Work instructions – Could you repeat, exactly as they stand, the lines between the one with "Reproduce this chart with matplotlib." and the one with "import matplotlib.transforms as mtransforms", inclusive, minus the pictures?

Data to use –
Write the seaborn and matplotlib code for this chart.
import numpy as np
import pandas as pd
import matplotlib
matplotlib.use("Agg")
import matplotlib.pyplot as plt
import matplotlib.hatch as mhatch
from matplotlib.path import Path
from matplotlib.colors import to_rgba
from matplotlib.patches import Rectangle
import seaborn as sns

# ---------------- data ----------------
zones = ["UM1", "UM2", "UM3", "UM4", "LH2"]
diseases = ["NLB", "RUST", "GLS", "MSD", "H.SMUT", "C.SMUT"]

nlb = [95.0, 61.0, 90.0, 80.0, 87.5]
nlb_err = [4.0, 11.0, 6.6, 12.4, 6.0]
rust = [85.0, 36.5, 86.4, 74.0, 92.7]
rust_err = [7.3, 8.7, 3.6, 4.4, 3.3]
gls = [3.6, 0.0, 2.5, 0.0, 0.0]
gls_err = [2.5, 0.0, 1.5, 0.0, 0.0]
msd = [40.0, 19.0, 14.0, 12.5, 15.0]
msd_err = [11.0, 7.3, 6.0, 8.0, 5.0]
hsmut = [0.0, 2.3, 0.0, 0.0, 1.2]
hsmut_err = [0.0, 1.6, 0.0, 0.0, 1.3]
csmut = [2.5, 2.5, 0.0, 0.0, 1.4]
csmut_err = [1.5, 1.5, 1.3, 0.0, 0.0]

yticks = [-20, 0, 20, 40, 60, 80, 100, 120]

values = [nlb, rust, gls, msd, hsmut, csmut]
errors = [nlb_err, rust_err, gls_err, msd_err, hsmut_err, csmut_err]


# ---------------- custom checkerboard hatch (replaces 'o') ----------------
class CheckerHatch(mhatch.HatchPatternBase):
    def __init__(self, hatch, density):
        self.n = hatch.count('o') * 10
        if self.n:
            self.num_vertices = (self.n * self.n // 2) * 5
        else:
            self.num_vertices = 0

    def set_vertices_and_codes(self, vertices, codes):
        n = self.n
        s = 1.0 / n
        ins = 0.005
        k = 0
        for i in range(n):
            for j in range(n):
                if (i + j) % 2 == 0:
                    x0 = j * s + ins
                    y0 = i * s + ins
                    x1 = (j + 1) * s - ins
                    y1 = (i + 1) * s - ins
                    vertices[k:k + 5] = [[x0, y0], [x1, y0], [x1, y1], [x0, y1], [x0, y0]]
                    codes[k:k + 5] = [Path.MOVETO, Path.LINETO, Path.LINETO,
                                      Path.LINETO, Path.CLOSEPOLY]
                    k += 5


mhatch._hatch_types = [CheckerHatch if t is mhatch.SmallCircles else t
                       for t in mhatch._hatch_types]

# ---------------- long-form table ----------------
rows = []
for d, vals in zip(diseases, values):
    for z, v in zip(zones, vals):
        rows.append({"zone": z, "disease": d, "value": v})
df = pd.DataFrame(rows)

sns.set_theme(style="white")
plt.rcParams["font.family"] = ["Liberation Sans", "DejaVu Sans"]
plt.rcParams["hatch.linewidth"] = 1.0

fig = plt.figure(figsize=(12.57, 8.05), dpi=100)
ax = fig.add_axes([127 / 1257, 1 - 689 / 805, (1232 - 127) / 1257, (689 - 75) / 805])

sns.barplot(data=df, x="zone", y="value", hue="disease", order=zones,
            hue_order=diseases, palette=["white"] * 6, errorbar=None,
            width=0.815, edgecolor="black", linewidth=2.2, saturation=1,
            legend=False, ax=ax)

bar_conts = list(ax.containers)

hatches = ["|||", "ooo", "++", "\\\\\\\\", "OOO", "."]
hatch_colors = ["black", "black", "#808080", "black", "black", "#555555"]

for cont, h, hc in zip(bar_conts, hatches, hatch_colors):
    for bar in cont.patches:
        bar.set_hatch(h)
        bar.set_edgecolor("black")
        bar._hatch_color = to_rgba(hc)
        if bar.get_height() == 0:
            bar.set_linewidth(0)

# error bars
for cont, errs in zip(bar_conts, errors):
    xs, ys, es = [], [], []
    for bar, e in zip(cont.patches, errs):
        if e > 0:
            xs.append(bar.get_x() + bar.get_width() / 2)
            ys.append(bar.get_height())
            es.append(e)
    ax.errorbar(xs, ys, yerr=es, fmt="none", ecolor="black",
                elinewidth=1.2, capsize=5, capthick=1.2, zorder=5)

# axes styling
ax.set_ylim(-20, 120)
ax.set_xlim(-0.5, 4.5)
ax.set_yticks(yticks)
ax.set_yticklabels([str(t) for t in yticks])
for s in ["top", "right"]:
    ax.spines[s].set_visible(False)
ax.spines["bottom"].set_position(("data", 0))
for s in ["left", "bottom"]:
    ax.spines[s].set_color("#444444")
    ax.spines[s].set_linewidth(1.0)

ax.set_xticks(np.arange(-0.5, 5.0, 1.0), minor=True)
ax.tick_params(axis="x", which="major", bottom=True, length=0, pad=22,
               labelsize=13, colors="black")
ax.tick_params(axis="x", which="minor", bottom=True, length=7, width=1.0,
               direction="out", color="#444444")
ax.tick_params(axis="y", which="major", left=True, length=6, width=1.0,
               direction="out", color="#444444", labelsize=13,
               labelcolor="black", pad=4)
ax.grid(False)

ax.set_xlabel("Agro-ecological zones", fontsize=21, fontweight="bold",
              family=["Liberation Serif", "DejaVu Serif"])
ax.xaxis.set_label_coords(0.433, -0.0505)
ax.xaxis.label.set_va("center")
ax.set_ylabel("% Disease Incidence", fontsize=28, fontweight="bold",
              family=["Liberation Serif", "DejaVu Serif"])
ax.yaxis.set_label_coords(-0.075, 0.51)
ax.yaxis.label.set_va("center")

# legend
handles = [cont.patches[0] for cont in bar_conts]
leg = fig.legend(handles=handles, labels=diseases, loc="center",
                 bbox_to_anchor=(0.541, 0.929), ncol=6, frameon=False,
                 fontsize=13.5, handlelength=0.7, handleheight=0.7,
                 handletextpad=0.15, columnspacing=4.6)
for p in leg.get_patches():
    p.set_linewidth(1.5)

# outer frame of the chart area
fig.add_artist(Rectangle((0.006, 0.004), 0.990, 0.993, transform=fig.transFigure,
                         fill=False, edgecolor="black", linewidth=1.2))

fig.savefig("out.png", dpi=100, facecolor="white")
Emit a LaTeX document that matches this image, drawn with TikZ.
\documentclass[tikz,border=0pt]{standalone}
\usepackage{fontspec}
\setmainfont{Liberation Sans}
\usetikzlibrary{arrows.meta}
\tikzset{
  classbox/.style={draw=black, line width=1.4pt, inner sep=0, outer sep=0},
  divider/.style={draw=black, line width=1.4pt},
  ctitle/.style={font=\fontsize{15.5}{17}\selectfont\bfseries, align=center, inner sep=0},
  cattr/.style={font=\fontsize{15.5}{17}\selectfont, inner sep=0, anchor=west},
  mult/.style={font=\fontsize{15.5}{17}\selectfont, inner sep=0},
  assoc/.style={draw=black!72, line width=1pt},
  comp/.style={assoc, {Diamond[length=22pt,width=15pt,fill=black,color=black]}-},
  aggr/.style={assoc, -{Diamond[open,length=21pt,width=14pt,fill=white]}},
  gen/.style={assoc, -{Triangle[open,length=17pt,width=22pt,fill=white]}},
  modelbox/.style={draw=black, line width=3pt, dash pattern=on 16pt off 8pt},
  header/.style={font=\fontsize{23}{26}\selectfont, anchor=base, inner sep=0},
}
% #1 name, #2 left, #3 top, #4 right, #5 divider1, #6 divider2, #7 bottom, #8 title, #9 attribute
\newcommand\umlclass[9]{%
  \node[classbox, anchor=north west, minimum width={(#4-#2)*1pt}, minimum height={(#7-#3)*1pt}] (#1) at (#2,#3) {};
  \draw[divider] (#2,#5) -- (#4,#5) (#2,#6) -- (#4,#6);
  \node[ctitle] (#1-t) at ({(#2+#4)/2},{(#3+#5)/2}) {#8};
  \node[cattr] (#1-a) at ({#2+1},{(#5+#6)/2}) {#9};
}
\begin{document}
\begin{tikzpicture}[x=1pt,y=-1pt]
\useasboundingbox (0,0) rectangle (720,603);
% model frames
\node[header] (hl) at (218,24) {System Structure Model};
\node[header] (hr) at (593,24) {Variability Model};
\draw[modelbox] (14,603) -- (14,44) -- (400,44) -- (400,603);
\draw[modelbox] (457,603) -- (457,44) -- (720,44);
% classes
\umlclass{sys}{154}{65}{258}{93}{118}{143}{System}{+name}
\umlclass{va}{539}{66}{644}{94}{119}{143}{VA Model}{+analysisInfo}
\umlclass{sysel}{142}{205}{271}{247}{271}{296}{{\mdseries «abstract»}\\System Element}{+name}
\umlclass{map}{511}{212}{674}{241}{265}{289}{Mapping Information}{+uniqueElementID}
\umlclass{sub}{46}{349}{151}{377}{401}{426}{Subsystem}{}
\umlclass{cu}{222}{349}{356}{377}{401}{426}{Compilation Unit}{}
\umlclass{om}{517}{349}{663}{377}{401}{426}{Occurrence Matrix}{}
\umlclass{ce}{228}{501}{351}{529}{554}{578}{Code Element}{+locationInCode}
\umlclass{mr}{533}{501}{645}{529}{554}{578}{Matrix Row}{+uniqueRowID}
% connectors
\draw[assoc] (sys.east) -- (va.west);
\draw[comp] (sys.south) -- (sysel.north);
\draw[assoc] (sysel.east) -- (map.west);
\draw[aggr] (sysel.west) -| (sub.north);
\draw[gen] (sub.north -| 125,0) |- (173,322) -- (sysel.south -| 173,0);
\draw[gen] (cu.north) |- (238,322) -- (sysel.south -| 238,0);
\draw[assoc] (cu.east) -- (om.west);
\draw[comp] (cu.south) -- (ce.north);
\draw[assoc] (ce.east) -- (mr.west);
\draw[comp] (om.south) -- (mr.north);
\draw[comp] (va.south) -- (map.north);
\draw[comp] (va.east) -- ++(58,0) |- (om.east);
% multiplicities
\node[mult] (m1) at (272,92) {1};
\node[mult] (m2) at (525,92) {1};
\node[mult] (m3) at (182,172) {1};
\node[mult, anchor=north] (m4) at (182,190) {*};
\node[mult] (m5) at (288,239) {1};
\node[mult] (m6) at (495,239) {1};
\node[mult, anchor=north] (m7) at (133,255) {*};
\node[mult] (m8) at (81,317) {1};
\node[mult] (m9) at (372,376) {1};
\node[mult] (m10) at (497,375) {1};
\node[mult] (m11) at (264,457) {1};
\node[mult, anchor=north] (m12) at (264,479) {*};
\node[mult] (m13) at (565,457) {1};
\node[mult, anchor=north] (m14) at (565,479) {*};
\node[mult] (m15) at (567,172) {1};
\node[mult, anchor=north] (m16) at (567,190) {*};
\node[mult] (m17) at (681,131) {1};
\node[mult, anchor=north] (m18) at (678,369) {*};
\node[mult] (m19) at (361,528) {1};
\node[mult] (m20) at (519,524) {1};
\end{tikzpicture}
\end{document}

--

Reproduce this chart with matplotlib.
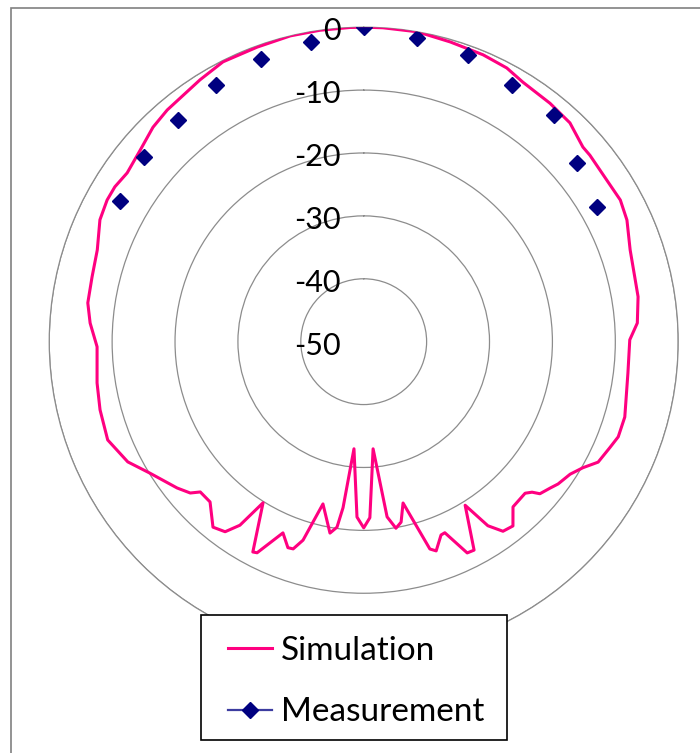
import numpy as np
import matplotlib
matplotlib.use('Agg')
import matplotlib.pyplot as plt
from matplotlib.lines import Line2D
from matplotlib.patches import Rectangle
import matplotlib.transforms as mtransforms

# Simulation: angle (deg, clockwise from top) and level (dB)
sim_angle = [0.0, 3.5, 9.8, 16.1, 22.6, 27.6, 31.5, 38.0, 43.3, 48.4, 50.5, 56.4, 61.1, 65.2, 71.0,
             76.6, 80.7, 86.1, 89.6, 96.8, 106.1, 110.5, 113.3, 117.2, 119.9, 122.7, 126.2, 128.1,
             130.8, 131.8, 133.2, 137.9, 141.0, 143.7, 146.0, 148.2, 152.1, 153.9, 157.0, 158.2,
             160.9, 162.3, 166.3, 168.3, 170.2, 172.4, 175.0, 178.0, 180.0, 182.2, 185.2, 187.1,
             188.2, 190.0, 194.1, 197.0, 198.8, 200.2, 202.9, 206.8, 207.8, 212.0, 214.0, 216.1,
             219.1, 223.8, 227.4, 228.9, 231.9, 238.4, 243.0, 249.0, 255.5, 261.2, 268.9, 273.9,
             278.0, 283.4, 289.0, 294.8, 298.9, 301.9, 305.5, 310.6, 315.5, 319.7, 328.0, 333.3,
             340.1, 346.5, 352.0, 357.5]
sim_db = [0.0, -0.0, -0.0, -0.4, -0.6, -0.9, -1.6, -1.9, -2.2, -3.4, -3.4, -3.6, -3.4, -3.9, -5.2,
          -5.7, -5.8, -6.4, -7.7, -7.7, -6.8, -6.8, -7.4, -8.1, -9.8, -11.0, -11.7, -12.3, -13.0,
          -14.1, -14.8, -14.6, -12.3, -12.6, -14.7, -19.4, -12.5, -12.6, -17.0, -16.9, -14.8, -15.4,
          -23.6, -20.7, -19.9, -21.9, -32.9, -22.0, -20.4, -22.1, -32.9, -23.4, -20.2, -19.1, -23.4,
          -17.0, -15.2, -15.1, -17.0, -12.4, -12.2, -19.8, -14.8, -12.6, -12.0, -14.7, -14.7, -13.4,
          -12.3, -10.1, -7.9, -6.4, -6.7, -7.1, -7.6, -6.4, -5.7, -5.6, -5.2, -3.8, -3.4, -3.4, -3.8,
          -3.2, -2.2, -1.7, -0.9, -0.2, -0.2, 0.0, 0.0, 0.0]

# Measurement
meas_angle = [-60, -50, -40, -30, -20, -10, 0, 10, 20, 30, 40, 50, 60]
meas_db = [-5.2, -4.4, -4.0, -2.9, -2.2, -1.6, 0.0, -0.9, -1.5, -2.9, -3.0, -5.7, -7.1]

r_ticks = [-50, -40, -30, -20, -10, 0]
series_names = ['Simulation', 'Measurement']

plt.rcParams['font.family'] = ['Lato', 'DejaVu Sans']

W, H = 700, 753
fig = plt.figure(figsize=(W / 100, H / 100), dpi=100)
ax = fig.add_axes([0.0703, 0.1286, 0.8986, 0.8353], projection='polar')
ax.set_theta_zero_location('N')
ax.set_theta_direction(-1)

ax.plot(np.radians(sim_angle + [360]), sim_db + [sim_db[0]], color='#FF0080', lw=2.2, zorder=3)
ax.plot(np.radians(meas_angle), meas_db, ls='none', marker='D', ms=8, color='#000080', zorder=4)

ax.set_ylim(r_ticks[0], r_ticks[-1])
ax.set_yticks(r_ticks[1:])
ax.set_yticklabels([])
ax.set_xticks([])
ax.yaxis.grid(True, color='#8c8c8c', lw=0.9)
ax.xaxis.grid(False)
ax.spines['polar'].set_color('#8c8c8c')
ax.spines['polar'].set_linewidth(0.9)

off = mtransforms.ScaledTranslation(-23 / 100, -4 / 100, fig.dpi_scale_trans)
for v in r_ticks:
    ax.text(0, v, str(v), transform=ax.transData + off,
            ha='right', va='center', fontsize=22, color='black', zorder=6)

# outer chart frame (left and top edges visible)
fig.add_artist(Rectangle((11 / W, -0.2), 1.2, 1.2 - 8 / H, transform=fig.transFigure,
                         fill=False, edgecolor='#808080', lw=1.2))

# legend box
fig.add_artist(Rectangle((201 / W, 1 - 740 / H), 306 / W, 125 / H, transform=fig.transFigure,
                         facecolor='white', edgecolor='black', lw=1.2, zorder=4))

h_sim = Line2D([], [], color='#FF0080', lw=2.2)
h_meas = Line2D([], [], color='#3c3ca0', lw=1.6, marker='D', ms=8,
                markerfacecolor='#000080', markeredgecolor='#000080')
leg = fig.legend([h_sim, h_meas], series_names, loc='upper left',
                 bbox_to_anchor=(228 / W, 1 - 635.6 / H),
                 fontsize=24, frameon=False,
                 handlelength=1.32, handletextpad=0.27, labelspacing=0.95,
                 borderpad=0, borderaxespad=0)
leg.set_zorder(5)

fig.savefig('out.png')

Answer below –
Reproduce this chart with matplotlib.
import numpy as np
import matplotlib
matplotlib.use('Agg')
import matplotlib.pyplot as plt
from matplotlib.lines import Line2D
from matplotlib.patches import Rectangle
import matplotlib.transforms as mtransforms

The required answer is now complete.